> **Problem requirements**
Extract every line of the material below and reproduce it faithfully.

> **Material**
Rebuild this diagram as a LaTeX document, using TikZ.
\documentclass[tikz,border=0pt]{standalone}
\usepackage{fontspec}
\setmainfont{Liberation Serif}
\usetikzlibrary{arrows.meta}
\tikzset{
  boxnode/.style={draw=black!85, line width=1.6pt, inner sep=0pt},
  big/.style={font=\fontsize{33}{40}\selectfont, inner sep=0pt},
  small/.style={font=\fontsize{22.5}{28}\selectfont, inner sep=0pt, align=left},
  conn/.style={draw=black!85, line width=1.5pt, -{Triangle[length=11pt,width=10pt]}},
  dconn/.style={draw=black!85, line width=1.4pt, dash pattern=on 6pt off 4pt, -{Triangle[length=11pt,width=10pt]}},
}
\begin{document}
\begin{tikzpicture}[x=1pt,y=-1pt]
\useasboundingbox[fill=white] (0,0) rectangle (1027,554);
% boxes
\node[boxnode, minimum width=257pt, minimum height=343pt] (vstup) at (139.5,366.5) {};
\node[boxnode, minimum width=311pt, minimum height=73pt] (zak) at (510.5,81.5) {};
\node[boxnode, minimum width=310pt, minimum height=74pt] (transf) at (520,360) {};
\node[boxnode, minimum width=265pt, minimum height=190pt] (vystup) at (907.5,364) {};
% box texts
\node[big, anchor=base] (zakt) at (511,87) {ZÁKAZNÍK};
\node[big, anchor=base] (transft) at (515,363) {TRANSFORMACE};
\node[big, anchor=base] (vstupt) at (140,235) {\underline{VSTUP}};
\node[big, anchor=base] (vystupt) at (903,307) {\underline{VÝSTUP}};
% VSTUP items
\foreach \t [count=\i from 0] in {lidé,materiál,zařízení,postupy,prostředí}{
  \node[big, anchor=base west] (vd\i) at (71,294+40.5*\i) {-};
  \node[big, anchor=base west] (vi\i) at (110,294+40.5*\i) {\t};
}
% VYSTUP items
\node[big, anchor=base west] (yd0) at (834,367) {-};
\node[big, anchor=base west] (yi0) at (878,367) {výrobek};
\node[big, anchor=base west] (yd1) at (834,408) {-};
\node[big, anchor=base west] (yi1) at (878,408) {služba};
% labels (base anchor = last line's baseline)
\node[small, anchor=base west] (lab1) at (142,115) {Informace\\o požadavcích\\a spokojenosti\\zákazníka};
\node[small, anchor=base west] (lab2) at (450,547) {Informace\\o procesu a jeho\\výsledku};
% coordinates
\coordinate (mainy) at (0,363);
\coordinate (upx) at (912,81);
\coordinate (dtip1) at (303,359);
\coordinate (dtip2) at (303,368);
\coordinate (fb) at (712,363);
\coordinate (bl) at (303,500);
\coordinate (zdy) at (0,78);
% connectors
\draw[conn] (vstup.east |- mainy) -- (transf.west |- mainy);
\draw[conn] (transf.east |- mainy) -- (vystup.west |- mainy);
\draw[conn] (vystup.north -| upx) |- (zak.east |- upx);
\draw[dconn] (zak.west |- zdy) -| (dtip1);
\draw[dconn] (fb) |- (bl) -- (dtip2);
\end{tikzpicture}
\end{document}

> **Reply**
Rebuild this diagram as a LaTeX document, using TikZ.
\documentclass[tikz,border=0pt]{standalone}
\usepackage{fontspec}
\setmainfont{Liberation Serif}
\usetikzlibrary{arrows.meta}
\tikzset{
  boxnode/.style={draw=black!85, line width=1.6pt, inner sep=0pt},
  big/.style={font=\fontsize{33}{40}\selectfont, inner sep=0pt},
  small/.style={font=\fontsize{22.5}{28}\selectfont, inner sep=0pt, align=left},
  conn/.style={draw=black!85, line width=1.5pt, -{Triangle[length=11pt,width=10pt]}},
  dconn/.style={draw=black!85, line width=1.4pt, dash pattern=on 6pt off 4pt, -{Triangle[length=11pt,width=10pt]}},
}
\begin{document}
\begin{tikzpicture}[x=1pt,y=-1pt]
\useasboundingbox[fill=white] (0,0) rectangle (1027,554);
% boxes
\node[boxnode, minimum width=257pt, minimum height=343pt] (vstup) at (139.5,366.5) {};
\node[boxnode, minimum width=311pt, minimum height=73pt] (zak) at (510.5,81.5) {};
\node[boxnode, minimum width=310pt, minimum height=74pt] (transf) at (520,360) {};
\node[boxnode, minimum width=265pt, minimum height=190pt] (vystup) at (907.5,364) {};
% box texts
\node[big, anchor=base] (zakt) at (511,87) {ZÁKAZNÍK};
\node[big, anchor=base] (transft) at (515,363) {TRANSFORMACE};
\node[big, anchor=base] (vstupt) at (140,235) {\underline{VSTUP}};
\node[big, anchor=base] (vystupt) at (903,307) {\underline{VÝSTUP}};
% VSTUP items
\foreach \t [count=\i from 0] in {lidé,materiál,zařízení,postupy,prostředí}{
  \node[big, anchor=base west] (vd\i) at (71,294+40.5*\i) {-};
  \node[big, anchor=base west] (vi\i) at (110,294+40.5*\i) {\t};
}
% VYSTUP items
\node[big, anchor=base west] (yd0) at (834,367) {-};
\node[big, anchor=base west] (yi0) at (878,367) {výrobek};
\node[big, anchor=base west] (yd1) at (834,408) {-};
\node[big, anchor=base west] (yi1) at (878,408) {služba};
% labels (base anchor = last line's baseline)
\node[small, anchor=base west] (lab1) at (142,115) {Informace\\o požadavcích\\a spokojenosti\\zákazníka};
\node[small, anchor=base west] (lab2) at (450,547) {Informace\\o procesu a jeho\\výsledku};
% coordinates
\coordinate (mainy) at (0,363);
\coordinate (upx) at (912,81);
\coordinate (dtip1) at (303,359);
\coordinate (dtip2) at (303,368);
\coordinate (fb) at (712,363);
\coordinate (bl) at (303,500);
\coordinate (zdy) at (0,78);
% connectors
\draw[conn] (vstup.east |- mainy) -- (transf.west |- mainy);
\draw[conn] (transf.east |- mainy) -- (vystup.west |- mainy);
\draw[conn] (vystup.north -| upx) |- (zak.east |- upx);
\draw[dconn] (zak.west |- zdy) -| (dtip1);
\draw[dconn] (fb) |- (bl) -- (dtip2);
\end{tikzpicture}
\end{document}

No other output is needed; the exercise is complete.